TASK TO COMPLETE: Your task is to retype, word for word, the lines from the start of the data through the line holding "const yTicksA = [0, 0.05, 0.1, 0.15];". Do not include the pictures.

Code that draws figures

[start]

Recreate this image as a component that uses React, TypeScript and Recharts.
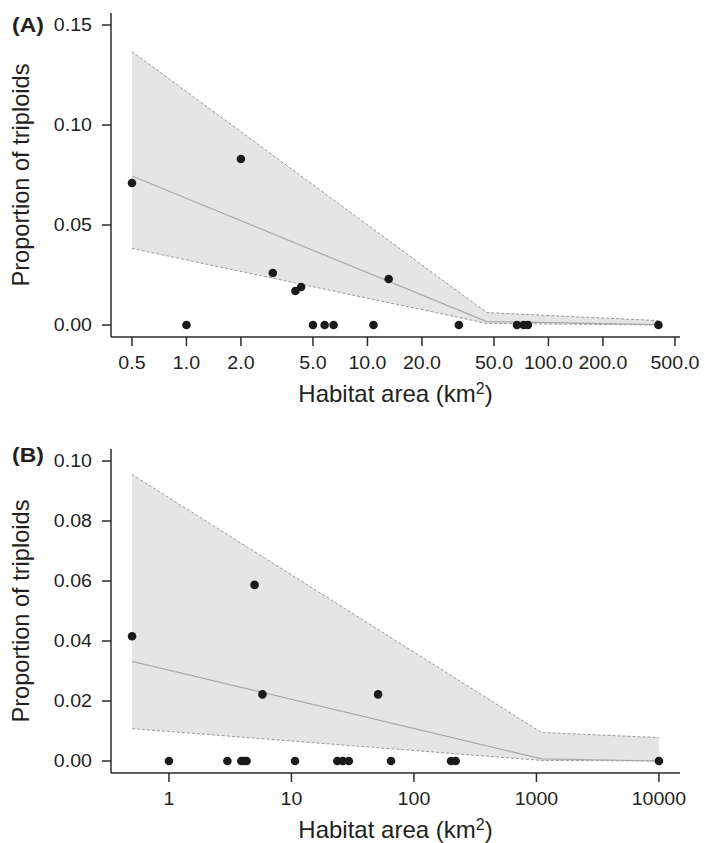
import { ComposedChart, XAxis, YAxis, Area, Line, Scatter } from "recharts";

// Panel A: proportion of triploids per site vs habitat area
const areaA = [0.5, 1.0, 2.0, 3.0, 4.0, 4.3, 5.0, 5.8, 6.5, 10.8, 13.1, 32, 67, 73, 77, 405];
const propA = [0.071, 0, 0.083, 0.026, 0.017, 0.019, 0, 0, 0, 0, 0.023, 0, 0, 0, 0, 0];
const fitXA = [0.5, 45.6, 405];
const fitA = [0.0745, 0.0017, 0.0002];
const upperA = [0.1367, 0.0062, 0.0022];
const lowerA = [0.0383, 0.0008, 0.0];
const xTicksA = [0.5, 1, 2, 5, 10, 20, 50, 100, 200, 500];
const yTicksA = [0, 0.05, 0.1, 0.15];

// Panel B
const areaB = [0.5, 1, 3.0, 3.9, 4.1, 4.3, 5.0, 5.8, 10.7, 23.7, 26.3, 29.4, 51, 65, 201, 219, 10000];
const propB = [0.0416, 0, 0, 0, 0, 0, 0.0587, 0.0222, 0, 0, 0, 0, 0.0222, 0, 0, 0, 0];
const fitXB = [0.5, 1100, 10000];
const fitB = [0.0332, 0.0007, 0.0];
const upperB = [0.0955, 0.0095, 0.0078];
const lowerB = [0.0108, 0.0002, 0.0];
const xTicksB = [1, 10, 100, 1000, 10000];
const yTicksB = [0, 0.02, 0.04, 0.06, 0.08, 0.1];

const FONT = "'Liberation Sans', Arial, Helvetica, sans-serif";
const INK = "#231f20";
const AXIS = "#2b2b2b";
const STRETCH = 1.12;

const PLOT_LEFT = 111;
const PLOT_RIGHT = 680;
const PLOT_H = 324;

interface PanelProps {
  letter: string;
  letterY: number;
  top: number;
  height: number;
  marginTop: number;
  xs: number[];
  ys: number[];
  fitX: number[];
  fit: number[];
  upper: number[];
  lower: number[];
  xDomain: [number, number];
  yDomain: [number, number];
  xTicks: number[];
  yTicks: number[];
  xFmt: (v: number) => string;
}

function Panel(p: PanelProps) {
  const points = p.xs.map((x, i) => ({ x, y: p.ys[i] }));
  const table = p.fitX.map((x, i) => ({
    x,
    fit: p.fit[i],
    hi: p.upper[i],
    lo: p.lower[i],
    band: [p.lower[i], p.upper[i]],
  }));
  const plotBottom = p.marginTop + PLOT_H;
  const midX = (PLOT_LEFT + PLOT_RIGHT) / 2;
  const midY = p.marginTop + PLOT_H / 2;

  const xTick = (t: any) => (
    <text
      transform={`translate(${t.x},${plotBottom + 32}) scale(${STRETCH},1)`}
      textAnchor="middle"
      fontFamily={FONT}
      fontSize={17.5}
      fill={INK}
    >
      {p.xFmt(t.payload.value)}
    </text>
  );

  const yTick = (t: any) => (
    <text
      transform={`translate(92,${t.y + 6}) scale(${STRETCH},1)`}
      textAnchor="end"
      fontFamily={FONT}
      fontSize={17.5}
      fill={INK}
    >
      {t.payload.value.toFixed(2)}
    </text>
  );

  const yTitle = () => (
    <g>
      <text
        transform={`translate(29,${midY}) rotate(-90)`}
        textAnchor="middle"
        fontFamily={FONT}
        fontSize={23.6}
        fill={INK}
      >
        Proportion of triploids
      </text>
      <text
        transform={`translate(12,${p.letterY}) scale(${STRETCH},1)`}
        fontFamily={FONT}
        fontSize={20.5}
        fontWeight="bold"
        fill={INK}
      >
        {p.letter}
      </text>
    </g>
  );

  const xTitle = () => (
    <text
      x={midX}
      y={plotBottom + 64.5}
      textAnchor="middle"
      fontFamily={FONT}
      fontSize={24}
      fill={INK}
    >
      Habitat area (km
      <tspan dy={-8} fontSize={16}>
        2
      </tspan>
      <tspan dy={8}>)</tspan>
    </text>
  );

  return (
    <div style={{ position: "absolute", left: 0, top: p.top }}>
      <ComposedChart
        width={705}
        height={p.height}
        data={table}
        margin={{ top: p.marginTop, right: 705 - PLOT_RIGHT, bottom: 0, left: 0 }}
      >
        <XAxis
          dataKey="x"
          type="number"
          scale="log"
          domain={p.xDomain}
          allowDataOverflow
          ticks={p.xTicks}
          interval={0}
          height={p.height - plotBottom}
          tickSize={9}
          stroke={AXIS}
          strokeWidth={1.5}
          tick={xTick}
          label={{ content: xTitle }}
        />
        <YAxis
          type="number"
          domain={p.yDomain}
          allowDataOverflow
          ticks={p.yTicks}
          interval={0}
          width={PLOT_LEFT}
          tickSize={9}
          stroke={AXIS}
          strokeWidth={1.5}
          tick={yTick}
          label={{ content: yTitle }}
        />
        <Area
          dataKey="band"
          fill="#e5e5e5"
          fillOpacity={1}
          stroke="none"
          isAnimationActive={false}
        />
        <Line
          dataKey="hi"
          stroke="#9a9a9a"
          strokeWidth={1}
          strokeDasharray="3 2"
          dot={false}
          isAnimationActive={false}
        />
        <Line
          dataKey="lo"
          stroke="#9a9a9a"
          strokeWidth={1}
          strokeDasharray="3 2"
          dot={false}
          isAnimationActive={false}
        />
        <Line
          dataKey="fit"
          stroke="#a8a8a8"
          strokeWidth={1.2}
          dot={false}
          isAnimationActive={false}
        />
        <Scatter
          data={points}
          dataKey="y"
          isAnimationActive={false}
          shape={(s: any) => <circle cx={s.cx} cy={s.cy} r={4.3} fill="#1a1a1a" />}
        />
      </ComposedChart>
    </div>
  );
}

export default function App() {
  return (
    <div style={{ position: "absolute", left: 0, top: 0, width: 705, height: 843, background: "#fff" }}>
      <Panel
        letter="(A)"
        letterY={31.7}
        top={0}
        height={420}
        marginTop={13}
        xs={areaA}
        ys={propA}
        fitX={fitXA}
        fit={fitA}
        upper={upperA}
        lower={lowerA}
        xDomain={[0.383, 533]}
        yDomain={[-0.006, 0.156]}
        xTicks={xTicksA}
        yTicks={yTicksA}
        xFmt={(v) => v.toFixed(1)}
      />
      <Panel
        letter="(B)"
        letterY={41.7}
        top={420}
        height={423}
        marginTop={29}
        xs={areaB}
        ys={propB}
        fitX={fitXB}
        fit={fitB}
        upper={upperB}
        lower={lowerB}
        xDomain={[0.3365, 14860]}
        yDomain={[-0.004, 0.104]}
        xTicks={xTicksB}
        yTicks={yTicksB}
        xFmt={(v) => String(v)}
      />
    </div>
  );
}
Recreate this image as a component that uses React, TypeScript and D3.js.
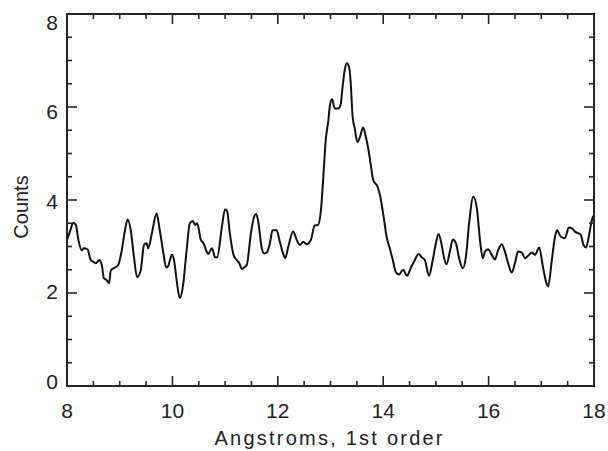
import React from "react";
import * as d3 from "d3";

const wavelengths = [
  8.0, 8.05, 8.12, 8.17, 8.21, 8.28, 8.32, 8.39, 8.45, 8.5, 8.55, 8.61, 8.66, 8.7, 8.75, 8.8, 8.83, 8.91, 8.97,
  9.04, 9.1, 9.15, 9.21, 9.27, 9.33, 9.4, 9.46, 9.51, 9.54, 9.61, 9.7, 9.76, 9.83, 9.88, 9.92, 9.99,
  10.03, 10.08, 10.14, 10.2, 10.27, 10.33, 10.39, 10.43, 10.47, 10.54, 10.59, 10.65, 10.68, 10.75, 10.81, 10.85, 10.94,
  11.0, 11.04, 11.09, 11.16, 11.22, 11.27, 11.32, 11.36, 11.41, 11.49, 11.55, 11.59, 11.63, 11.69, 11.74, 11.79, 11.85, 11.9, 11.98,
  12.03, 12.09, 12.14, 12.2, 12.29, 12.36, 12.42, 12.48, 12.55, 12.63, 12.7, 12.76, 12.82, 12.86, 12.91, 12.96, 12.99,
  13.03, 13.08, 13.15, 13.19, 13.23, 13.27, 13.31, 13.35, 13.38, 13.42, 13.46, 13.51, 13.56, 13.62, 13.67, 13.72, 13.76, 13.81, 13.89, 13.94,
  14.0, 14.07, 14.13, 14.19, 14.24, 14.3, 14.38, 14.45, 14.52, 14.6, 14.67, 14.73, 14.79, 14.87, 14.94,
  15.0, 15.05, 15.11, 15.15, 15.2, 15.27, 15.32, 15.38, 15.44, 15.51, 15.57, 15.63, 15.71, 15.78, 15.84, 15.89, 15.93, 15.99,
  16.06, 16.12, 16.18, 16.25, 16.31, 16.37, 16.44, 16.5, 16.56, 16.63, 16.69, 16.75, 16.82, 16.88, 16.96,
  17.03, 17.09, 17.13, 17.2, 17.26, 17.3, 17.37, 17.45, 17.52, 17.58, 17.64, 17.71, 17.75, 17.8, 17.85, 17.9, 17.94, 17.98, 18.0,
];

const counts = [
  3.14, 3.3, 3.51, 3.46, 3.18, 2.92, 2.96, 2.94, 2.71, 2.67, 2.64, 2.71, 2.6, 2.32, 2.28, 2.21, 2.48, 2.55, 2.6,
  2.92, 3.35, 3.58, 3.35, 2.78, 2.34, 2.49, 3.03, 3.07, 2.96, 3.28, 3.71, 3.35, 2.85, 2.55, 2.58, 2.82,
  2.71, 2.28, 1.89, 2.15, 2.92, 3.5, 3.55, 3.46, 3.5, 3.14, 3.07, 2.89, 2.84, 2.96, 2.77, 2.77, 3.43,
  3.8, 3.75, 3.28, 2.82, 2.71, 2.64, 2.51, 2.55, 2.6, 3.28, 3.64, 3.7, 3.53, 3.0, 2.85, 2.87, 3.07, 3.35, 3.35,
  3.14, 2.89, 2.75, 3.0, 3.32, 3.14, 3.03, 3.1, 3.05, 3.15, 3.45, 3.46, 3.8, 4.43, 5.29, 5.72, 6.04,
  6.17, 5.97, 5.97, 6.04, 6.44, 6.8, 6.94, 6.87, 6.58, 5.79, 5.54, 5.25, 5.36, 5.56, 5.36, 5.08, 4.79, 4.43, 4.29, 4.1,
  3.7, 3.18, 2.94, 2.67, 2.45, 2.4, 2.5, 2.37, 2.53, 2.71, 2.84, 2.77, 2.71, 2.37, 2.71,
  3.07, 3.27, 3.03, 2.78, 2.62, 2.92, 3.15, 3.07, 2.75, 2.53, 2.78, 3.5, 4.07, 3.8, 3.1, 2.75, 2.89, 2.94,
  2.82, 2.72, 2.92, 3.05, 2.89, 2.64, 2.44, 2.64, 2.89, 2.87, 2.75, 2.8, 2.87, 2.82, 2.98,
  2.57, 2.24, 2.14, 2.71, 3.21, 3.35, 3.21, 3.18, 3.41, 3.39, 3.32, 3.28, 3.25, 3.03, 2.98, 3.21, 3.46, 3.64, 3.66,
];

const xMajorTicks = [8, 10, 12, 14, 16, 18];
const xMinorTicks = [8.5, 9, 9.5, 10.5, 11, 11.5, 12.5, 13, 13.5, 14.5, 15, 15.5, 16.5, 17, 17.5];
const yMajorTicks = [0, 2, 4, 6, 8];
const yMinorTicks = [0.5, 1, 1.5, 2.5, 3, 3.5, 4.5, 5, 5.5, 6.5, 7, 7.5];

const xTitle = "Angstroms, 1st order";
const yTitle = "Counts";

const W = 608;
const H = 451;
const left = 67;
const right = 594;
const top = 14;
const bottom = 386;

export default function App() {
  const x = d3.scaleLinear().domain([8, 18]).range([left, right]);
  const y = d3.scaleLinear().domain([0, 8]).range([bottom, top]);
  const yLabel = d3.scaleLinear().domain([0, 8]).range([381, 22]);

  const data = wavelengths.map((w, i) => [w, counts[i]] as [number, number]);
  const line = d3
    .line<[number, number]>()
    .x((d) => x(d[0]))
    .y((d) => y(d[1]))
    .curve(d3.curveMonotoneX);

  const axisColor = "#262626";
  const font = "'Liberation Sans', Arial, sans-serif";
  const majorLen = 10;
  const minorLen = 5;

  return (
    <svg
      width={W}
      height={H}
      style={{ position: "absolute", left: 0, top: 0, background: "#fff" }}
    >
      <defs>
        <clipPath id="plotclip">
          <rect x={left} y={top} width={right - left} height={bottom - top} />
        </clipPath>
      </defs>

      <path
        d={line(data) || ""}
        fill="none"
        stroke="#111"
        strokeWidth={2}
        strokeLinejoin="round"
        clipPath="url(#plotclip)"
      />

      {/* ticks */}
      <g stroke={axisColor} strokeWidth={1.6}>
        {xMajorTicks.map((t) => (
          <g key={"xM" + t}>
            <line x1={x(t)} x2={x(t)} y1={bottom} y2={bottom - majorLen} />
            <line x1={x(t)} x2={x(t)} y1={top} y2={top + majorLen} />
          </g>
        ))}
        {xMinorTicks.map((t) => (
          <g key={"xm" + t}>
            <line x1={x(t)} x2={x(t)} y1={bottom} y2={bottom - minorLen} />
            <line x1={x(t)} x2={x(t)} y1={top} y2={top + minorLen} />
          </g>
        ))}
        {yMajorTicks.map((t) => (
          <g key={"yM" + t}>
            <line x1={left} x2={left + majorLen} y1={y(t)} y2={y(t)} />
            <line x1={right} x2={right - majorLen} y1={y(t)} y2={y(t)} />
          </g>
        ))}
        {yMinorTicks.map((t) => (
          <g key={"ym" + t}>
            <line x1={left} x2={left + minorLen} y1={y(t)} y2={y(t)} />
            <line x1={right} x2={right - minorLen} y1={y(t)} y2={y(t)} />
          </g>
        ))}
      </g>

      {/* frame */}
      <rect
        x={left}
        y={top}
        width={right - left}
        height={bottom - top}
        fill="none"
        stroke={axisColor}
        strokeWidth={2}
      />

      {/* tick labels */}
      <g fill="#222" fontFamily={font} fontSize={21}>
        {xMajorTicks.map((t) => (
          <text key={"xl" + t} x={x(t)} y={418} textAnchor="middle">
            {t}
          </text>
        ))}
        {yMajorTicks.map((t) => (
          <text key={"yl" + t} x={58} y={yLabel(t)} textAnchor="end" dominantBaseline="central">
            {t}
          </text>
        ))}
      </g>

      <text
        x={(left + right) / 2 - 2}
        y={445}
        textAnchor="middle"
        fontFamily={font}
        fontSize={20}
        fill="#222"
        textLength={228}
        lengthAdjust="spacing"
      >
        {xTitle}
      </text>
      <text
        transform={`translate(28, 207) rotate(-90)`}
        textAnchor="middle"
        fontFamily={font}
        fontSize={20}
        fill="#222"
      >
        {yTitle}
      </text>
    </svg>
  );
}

[end]

RESPONSE TO THIS TASK:
Recreate this image as a component that uses React, TypeScript and Recharts.
import { ComposedChart, XAxis, YAxis, Area, Line, Scatter } from "recharts";

// Panel A: proportion of triploids per site vs habitat area
const areaA = [0.5, 1.0, 2.0, 3.0, 4.0, 4.3, 5.0, 5.8, 6.5, 10.8, 13.1, 32, 67, 73, 77, 405];
const propA = [0.071, 0, 0.083, 0.026, 0.017, 0.019, 0, 0, 0, 0, 0.023, 0, 0, 0, 0, 0];
const fitXA = [0.5, 45.6, 405];
const fitA = [0.0745, 0.0017, 0.0002];
const upperA = [0.1367, 0.0062, 0.0022];
const lowerA = [0.0383, 0.0008, 0.0];
const xTicksA = [0.5, 1, 2, 5, 10, 20, 50, 100, 200, 500];
const yTicksA = [0, 0.05, 0.1, 0.15];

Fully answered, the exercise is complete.